DATA BLOCK:
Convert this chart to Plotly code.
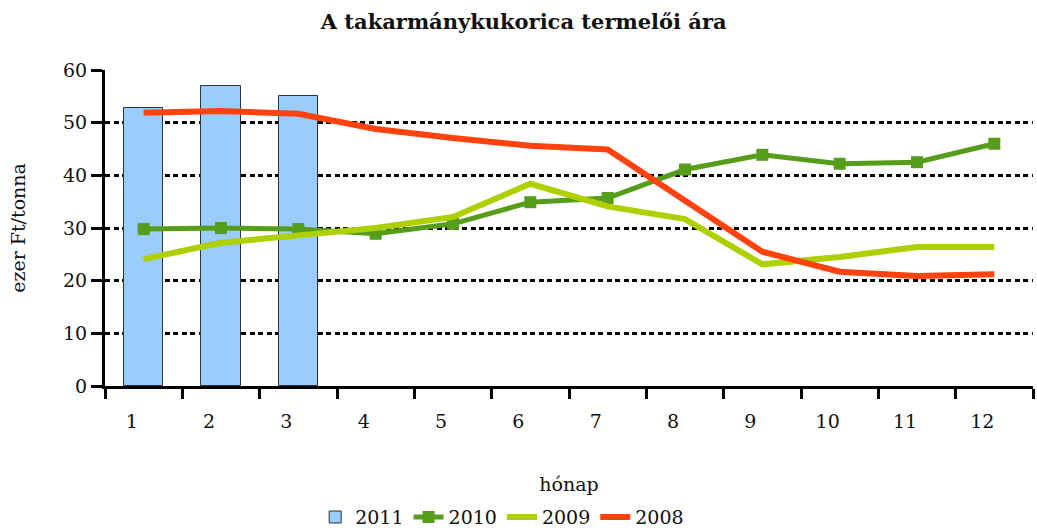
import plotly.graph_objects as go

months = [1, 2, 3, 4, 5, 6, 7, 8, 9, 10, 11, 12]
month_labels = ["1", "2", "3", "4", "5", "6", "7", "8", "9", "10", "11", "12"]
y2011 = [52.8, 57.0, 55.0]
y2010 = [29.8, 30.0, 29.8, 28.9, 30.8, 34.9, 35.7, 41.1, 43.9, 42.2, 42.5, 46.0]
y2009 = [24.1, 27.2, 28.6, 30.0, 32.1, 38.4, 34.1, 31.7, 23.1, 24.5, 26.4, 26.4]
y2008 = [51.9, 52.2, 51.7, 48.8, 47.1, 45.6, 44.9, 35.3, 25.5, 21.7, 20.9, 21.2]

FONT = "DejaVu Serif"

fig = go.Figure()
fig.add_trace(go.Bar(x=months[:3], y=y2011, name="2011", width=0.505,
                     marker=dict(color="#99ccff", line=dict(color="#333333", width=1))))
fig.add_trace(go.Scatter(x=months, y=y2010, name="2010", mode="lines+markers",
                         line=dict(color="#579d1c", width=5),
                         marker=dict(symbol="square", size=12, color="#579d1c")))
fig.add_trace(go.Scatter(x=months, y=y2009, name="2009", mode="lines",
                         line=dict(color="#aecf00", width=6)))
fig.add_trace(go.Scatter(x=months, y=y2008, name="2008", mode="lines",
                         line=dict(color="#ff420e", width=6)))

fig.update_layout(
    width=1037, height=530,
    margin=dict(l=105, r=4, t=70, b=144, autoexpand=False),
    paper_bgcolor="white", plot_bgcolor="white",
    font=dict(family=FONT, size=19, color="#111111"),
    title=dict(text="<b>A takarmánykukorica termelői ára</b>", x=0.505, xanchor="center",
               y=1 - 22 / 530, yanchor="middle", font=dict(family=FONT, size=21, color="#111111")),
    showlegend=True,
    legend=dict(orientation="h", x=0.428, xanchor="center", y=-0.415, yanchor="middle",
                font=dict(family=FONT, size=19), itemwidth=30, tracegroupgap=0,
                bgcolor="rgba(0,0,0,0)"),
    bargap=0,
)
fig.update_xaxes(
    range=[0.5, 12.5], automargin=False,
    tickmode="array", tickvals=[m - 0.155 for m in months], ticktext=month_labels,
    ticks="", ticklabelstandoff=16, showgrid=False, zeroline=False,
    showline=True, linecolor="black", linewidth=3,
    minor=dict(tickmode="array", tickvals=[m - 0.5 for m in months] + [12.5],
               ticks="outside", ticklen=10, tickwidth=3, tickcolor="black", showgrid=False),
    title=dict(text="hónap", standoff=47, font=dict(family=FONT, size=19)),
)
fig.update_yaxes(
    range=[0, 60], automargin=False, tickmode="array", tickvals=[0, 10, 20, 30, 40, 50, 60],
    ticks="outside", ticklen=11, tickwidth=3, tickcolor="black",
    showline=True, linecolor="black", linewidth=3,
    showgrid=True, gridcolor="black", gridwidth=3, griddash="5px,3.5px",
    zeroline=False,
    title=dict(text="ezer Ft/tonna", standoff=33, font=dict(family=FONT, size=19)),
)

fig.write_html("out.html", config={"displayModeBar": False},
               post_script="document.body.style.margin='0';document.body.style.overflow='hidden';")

EXERCISE DETAILS:
Reproduce all of the data exactly, omitting each picture it holds.

RESPONSE TO THE TASK:
Convert this chart to Plotly code.
import plotly.graph_objects as go

months = [1, 2, 3, 4, 5, 6, 7, 8, 9, 10, 11, 12]
month_labels = ["1", "2", "3", "4", "5", "6", "7", "8", "9", "10", "11", "12"]
y2011 = [52.8, 57.0, 55.0]
y2010 = [29.8, 30.0, 29.8, 28.9, 30.8, 34.9, 35.7, 41.1, 43.9, 42.2, 42.5, 46.0]
y2009 = [24.1, 27.2, 28.6, 30.0, 32.1, 38.4, 34.1, 31.7, 23.1, 24.5, 26.4, 26.4]
y2008 = [51.9, 52.2, 51.7, 48.8, 47.1, 45.6, 44.9, 35.3, 25.5, 21.7, 20.9, 21.2]

FONT = "DejaVu Serif"

fig = go.Figure()
fig.add_trace(go.Bar(x=months[:3], y=y2011, name="2011", width=0.505,
                     marker=dict(color="#99ccff", line=dict(color="#333333", width=1))))
fig.add_trace(go.Scatter(x=months, y=y2010, name="2010", mode="lines+markers",
                         line=dict(color="#579d1c", width=5),
                         marker=dict(symbol="square", size=12, color="#579d1c")))
fig.add_trace(go.Scatter(x=months, y=y2009, name="2009", mode="lines",
                         line=dict(color="#aecf00", width=6)))
fig.add_trace(go.Scatter(x=months, y=y2008, name="2008", mode="lines",
                         line=dict(color="#ff420e", width=6)))

fig.update_layout(
    width=1037, height=530,
    margin=dict(l=105, r=4, t=70, b=144, autoexpand=False),
    paper_bgcolor="white", plot_bgcolor="white",
    font=dict(family=FONT, size=19, color="#111111"),
    title=dict(text="<b>A takarmánykukorica termelői ára</b>", x=0.505, xanchor="center",
               y=1 - 22 / 530, yanchor="middle", font=dict(family=FONT, size=21, color="#111111")),
    showlegend=True,
    legend=dict(orientation="h", x=0.428, xanchor="center", y=-0.415, yanchor="middle",
                font=dict(family=FONT, size=19), itemwidth=30, tracegroupgap=0,
                bgcolor="rgba(0,0,0,0)"),
    bargap=0,
)
fig.update_xaxes(
    range=[0.5, 12.5], automargin=False,
    tickmode="array", tickvals=[m - 0.155 for m in months], ticktext=month_labels,
    ticks="", ticklabelstandoff=16, showgrid=False, zeroline=False,
    showline=True, linecolor="black", linewidth=3,
    minor=dict(tickmode="array", tickvals=[m - 0.5 for m in months] + [12.5],
               ticks="outside", ticklen=10, tickwidth=3, tickcolor="black", showgrid=False),
    title=dict(text="hónap", standoff=47, font=dict(family=FONT, size=19)),
)
fig.update_yaxes(
    range=[0, 60], automargin=False, tickmode="array", tickvals=[0, 10, 20, 30, 40, 50, 60],
    ticks="outside", ticklen=11, tickwidth=3, tickcolor="black",
    showline=True, linecolor="black", linewidth=3,
    showgrid=True, gridcolor="black", gridwidth=3, griddash="5px,3.5px",
    zeroline=False,
    title=dict(text="ezer Ft/tonna", standoff=33, font=dict(family=FONT, size=19)),
)

fig.write_html("out.html", config={"displayModeBar": False},
               post_script="document.body.style.margin='0';document.body.style.overflow='hidden';")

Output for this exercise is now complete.